Make an exact copy of the records, with the pictures left out.

Exercise materials:

-.-.-

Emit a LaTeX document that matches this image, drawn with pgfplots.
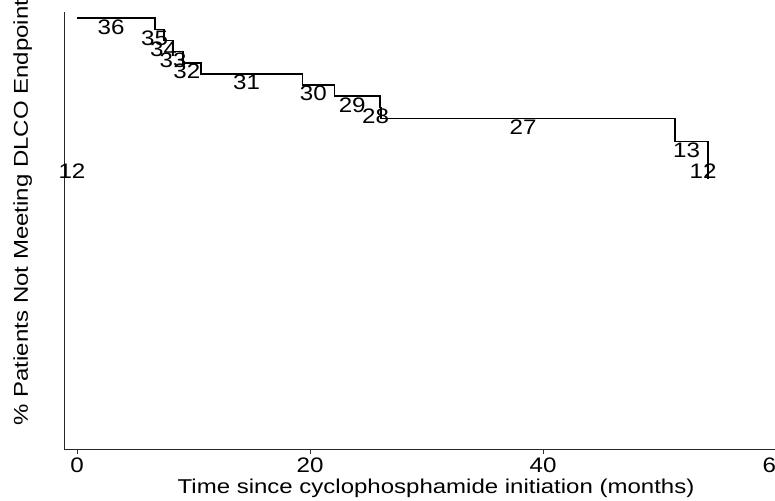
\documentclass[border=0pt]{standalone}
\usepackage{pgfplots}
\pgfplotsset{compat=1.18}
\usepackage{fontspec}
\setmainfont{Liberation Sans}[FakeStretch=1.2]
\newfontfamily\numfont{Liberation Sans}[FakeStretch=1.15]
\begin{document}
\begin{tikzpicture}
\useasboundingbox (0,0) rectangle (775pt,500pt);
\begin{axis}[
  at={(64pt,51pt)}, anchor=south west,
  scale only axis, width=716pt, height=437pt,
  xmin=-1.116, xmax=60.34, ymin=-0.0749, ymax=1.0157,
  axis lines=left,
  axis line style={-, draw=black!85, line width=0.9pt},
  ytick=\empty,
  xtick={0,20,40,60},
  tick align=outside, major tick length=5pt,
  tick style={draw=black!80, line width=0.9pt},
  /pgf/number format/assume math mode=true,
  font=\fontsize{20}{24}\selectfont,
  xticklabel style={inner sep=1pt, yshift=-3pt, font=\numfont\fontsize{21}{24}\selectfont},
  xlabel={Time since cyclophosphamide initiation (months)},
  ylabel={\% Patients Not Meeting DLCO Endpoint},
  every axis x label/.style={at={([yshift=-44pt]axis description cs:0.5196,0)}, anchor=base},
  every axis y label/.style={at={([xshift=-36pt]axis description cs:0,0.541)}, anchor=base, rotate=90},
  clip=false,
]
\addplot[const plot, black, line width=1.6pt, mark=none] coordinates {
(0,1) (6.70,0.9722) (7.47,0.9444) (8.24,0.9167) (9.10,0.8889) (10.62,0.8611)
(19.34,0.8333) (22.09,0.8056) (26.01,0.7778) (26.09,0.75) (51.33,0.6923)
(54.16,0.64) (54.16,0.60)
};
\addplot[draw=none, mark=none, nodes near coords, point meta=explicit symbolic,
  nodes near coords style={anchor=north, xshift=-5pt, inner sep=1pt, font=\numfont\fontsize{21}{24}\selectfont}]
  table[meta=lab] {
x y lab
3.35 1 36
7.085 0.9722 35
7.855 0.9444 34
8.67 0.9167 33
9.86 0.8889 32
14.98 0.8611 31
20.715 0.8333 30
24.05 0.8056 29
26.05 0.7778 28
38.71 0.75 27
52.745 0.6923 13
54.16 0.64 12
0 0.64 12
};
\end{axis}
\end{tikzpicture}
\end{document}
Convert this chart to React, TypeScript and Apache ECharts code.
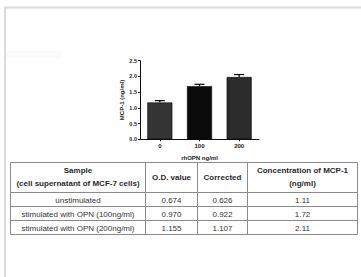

-.-.-

Full output:
Emit a LaTeX document that matches this image, drawn with pgfplots.
\documentclass[border=0pt]{standalone}
\usepackage{pgfplots}
\pgfplotsset{compat=1.18}
\usepackage{fontspec}
\setmainfont{Liberation Sans}[FakeStretch=1.2]
\newfontfamily\numfont{Liberation Sans}[FakeStretch=1.15]
\begin{document}
\begin{tikzpicture}
\useasboundingbox (0,0) rectangle (775pt,500pt);
\begin{axis}[
  at={(64pt,51pt)}, anchor=south west,
  scale only axis, width=716pt, height=437pt,
  xmin=-1.116, xmax=60.34, ymin=-0.0749, ymax=1.0157,
  axis lines=left,
  axis line style={-, draw=black!85, line width=0.9pt},
  ytick=\empty,
  xtick={0,20,40,60},
  tick align=outside, major tick length=5pt,
  tick style={draw=black!80, line width=0.9pt},
  /pgf/number format/assume math mode=true,
  font=\fontsize{20}{24}\selectfont,
  xticklabel style={inner sep=1pt, yshift=-3pt, font=\numfont\fontsize{21}{24}\selectfont},
  xlabel={Time since cyclophosphamide initiation (months)},
  ylabel={\% Patients Not Meeting DLCO Endpoint},
  every axis x label/.style={at={([yshift=-44pt]axis description cs:0.5196,0)}, anchor=base},
  every axis y label/.style={at={([xshift=-36pt]axis description cs:0,0.541)}, anchor=base, rotate=90},
  clip=false,
]
\addplot[const plot, black, line width=1.6pt, mark=none] coordinates {
(0,1) (6.70,0.9722) (7.47,0.9444) (8.24,0.9167) (9.10,0.8889) (10.62,0.8611)
(19.34,0.8333) (22.09,0.8056) (26.01,0.7778) (26.09,0.75) (51.33,0.6923)
(54.16,0.64) (54.16,0.60)
};
\addplot[draw=none, mark=none, nodes near coords, point meta=explicit symbolic,
  nodes near coords style={anchor=north, xshift=-5pt, inner sep=1pt, font=\numfont\fontsize{21}{24}\selectfont}]
  table[meta=lab] {
x y lab
3.35 1 36
7.085 0.9722 35
7.855 0.9444 34
8.67 0.9167 33
9.86 0.8889 32
14.98 0.8611 31
20.715 0.8333 30
24.05 0.8056 29
26.05 0.7778 28
38.71 0.75 27
52.745 0.6923 13
54.16 0.64 12
0 0.64 12
};
\end{axis}
\end{tikzpicture}
\end{document}
Convert this chart to React, TypeScript and Apache ECharts code.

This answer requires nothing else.